- Interactive map of Gelorup
- Coordinates: 33°26′S 115°38′E﻿ / ﻿33.43°S 115.64°E
- Country: Australia
- State: Western Australia
- LGA: Shire of Capel;
- Location: 179 km (111 mi) from Perth; 10 km (6.2 mi) from Bunbury; 19 km (12 mi) from Capel;

Government
- • State electorates: Bunbury; Collie-Preston;
- • Federal division: Forrest;

Area
- • Total: 24.8 km^{2} (9.6 sq mi)

Population
- • Total: 2,255 (SAL 2021)
- Postcode: 6230
Suburbs around Gelorup
| Usher | College Grove | College Grove |
| Dalyellup | Gelorup | North Boyanup |
| Stratham | Stratham | Boyanup |

= Gelorup, Western Australia =

Locality in the Shire of Capel, Western Australia

Gelorup (pronounced gel-or-up) is a locality of the Shire of Capel in the South West region of Western Australia. The locality is immediately south of the City of Bunbury. Its western border is formed by the Bussell Highway.

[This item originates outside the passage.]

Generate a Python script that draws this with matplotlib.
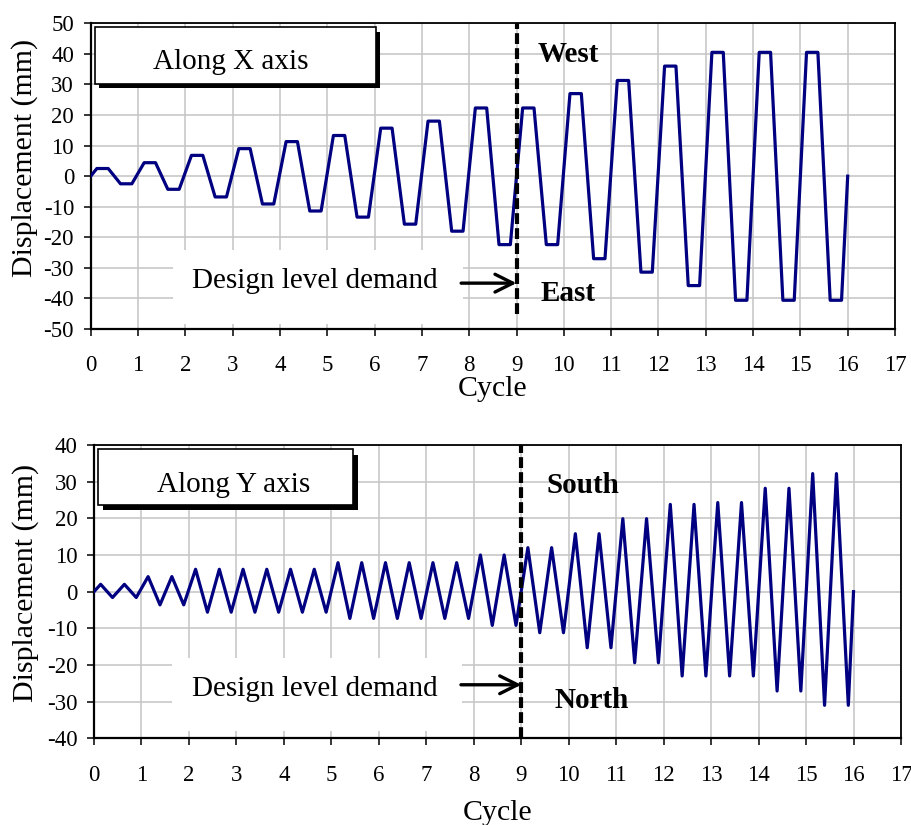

The Shire of Capel and the locality of Gelorup are located on the traditional land of the Wardandi (also spelled Wadandi) people of the Noongar nation.

==Facilities==
===Education===
The locality is home to the Bunbury Cathedral Grammar School, established in 1972.

===Community===
The locality has a multi-purpose community facility called the Gelorup Community Centre located on Haisties Road.

Gelorup has a number of parks and open spaces including Gelorup Skatepark, Michael Tichbon Park, Hampstead Park and 5 Mile Brook.